Nongtraw, a village solely inhabited by the Khasi, has diverse traditional food systems supported by jhum (shifting cultivation), home gardens, forest and water bodies.
A United Nations Food and Agricultural Organisation report, highlighted by Mongabay-India, says that the Indigenous food system of the Khasi community in Nongtraw village in the north-eastern state of Meghalaya, India, offers lessons in climate resilience and sustainable food systems.
The UN’s Food and Agricultural Organisation (FAO) report on ‘Indigenous People’s Food Systems’, co-published by FAO and the Alliance of Biodiversity International, and CIAT includes the profiles of eight Indigenous Peoples food systems from around the world, including Uttarakhand and Meghalaya in India.
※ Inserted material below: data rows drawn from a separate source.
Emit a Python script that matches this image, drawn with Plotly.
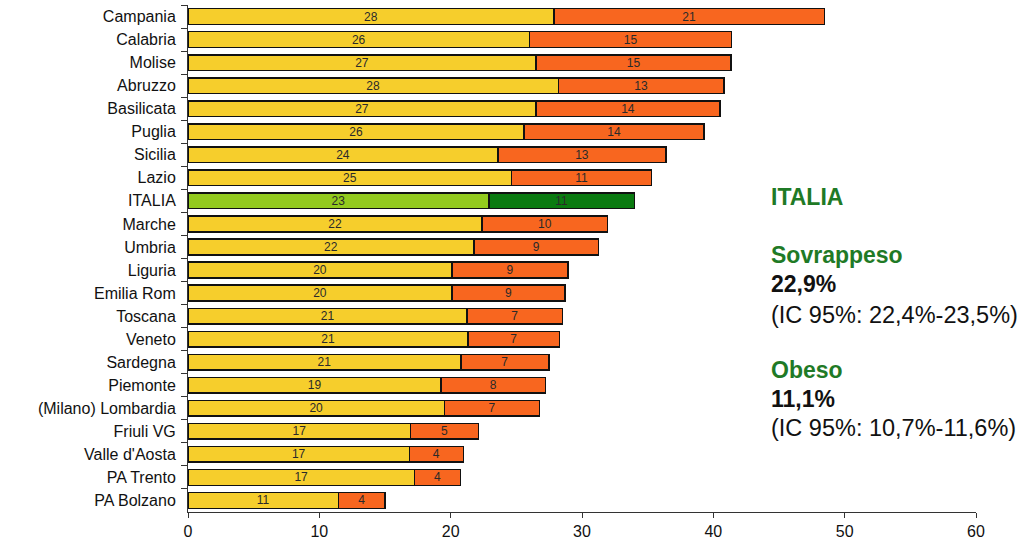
import plotly.graph_objects as go

regions = ["Campania", "Calabria", "Molise", "Abruzzo", "Basilicata", "Puglia", "Sicilia",
           "Lazio", "ITALIA", "Marche", "Umbria", "Liguria", "Emilia Rom", "Toscana",
           "Veneto", "Sardegna", "Piemonte", "(Milano) Lombardia", "Friuli VG",
           "Valle d'Aosta", "PA Trento", "PA Bolzano"]

sovrappeso = [27.85, 26.0, 26.5, 28.2, 26.5, 25.6, 23.6, 24.65, 22.9, 22.4, 21.76, 20.1, 20.1,
              21.25, 21.33, 20.77, 19.27, 19.53, 16.96, 16.86, 17.24, 11.45]
obeso = [20.6, 15.4, 14.85, 12.6, 14.0, 13.7, 12.8, 10.65, 11.1, 9.55, 9.5, 8.85, 8.6,
         7.25, 6.95, 6.7, 7.95, 7.25, 5.15, 4.1, 3.5, 3.55]

sovrappeso_labels = ["28", "26", "27", "28", "27", "26", "24", "25", "23", "22", "22", "20", "20",
                     "21", "21", "21", "19", "20", "17", "17", "17", "11"]
obeso_labels = ["21", "15", "15", "13", "14", "14", "13", "11", "11", "10", "9", "9", "9",
                "7", "7", "7", "8", "7", "5", "4", "4", "4"]

x_ticks = [0, 10, 20, 30, 40, 50, 60]

YELLOW = "#F6CE2C"
ORANGE = "#F8661F"
LGREEN = "#93CA1E"
DGREEN = "#0A7A10"

col_s = [LGREEN if r == "ITALIA" else YELLOW for r in regions]
col_o = [DGREEN if r == "ITALIA" else ORANGE for r in regions]

FONT = "Liberation Sans, Arial, sans-serif"

fig = go.Figure()
fig.add_trace(go.Bar(
    y=regions, x=sovrappeso, orientation="h", name="Sovrappeso",
    marker=dict(color=col_s, line=dict(color="#111111", width=1.5)),
    text=sovrappeso_labels, textposition="inside", insidetextanchor="middle",
    textangle=0, constraintext="none",
    textfont=dict(family=FONT, size=12, color="#2a2a2a"),
))
fig.add_trace(go.Bar(
    y=regions, x=obeso, orientation="h", name="Obeso",
    marker=dict(color=col_o, line=dict(color="#111111", width=1.5)),
    text=obeso_labels, textposition="inside", insidetextanchor="middle",
    textangle=0, constraintext="none",
    textfont=dict(family=FONT, size=12, color="#2a2a2a"),
))

fig.update_layout(
    barmode="stack", bargap=0.32,
    width=1024, height=545,
    margin=dict(l=188, r=48, t=5, b=33),
    paper_bgcolor="white", plot_bgcolor="white",
    showlegend=False,
    font=dict(family=FONT, color="#111111"),
)
fig.update_xaxes(
    range=[0, 60], tickvals=x_ticks, ticktext=[str(v) for v in x_ticks],
    showgrid=False, zeroline=False, showline=True, linecolor="#333333", linewidth=1,
    ticks="outside", ticklen=5, tickcolor="#333333",
    tickfont=dict(family=FONT, size=16, color="#111111"),
)
fig.update_yaxes(
    autorange="reversed", showgrid=False, zeroline=False,
    showline=True, linecolor="#333333", linewidth=1,
    ticks="outside", ticklen=6, tickcolor="#333333", tickson="boundaries",
    ticklabelstandoff=8,
    tickfont=dict(family=FONT, size=16, color="#111111"),
)

GREEN_TXT = "#1F7A26"
xp = (769 - 188) / 788.0


def yp(px):
    return (512 - px) / 507.0


notes = [
    ("<b>ITALIA</b>", 196.5, 23, GREEN_TXT),
    ("<b>Sovrappeso</b>", 255, 23, GREEN_TXT),
    ("<b>22,9%</b>", 284, 23, "#111111"),
    ("(IC 95%: 22,4%-23,5%)", 315, 23.5, "#111111"),
    ("<b>Obeso</b>", 370, 23, GREEN_TXT),
    ("<b>11,1%</b>", 399, 23, "#111111"),
    ("(IC 95%: 10,7%-11,6%)", 428.5, 23.5, "#111111"),
]
for txt, ypx, size, color in notes:
    fig.add_annotation(
        text=txt, xref="paper", yref="paper", x=xp, y=yp(ypx),
        xanchor="left", yanchor="middle", showarrow=False,
        font=dict(family=FONT, size=size, color=color),
    )

fig.write_html("out.html")
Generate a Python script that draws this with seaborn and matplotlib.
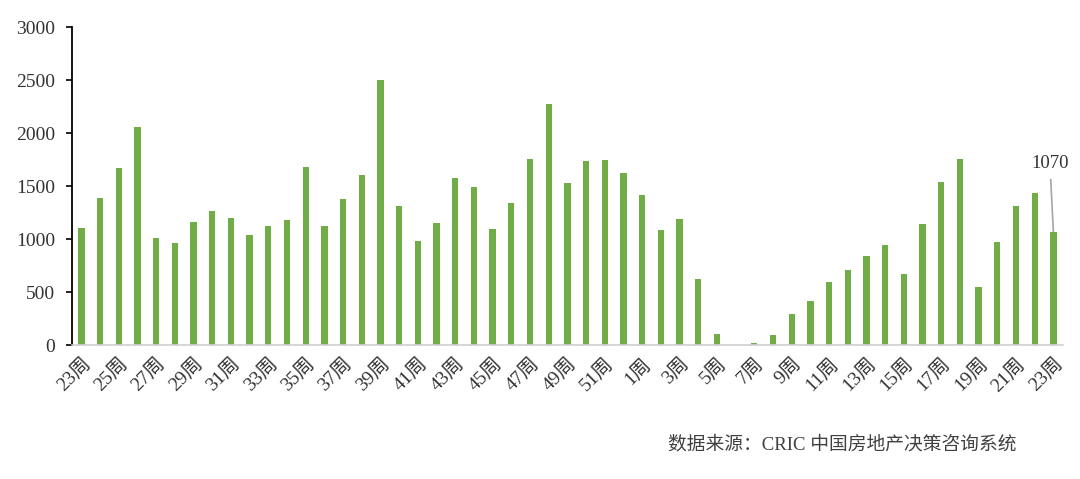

The Mongabay-India article points out that in Nongtraw, a village solely inhabited by the Khasi, diverse traditional food systems supported by jhum (shifting cultivation), home gardens, forest and water bodies, shying away from synthetic chemicals in food production and community-led landscape management underpin this Indigenous food system’s resilience to climate change and sustainability. Lying in one of the world’s wettest regions, honey is a sought after resource by the Khasi Indigenous community. They go into the forests to collect it. Once they reach a beehive, they introduce themselves to the bees, “informing the bees” that they will only take what is required. This legacy of respect for local agrobiodiversity by not disrupting the ecological balance has stood the Khasi community of Nongtraw in good stead when it comes to climate change-linked food stress, according to the United Nations report.
Nongtraw lies along the mid-slope of a deep gorge in the Cherrapunji region, a highly dissected plateau along the southern margins of the Meghalaya Plateau. It sits in an important centre of crop origin and diversity, and the domestication of local plants is ongoing. The UN report emphasizes that wild fruits of yesterday are the domesticated fruits of today, referring to edibles such as the Mandarin orange. Some crops grown in the community were introduced centuries ago and are considered traditional because of their long histories in the region, such as millet, rice bean, maize, cassava, sweet potato, and potato, according to Mongaby-India. As many as 63 species of plants, including cereals, legumes, roots and tubers, vegetables, fruits, nuts and seeds and other edible species, are grown in the jhum fields or the kitchen gardens. Many of the crops grown by the community have multiple varieties.
The traditional food production system is supported by jhum (shifting cultivation), home gardens, forest and water bodies and shies away from the use of synthetic chemicals. Jhum is the primary food production system in the community, involving two distinct land uses — agriculture and fallow forestry — that alternate in sequence and time on the same plot of land. It is based on community-led landscape management practices, regulated by local governance.
Mongabay-India points out that factors such as the emergence of cash crop production (broom grass), the impact of India’s public distribution system on the local subsistence system and over-reliance on market-based products are weakening the food system’s resilience. Research priorities on Indigenous food systems should include systematic documentation of a wide variety of Indigenous foods known to the Indigenous communities, their contribution to food security and dietary diversity. The community uses no external inputs, especially synthetic chemicals, for food production. The local governance oversees the food production system, ensuring that the landscape is healthy and strengthening the food system’s resilience. The Durbar Shnong (village council) is the most critical institution in the community governing natural resources making rules and regulations for protecting and preserving the forest and other natural areas within the local landscape.
The UN publication, as per the FAO website, provides an overview of the common and unique sustainability elements of Indigenous Peoples’ food systems, in terms of natural resource management, access to the market, diet diversity, indigenous peoples’ governance systems, and links to traditional knowledge and indigenous languages. While enhancing the learning on Indigenous Peoples food systems, it will raise awareness on the need to enhance the protection of Indigenous Peoples’ food systems as a source of livelihood for the 476 million indigenous inhabitants in the world, while contributing to the Zero Hunger Goal. In addition, the UN Decade of Action on Nutrition (2016-2025) and the UN Food Systems Summit call on the enhancement of sustainable food systems and on the importance of diversifying diets with nutritious foods, while broadening the existing food base and preserving biodiversity. This is a feature characteristic of Indigenous Peoples’ food systems since hundreds of years, which can provide answers to the current debate on sustainable food systems and resilience.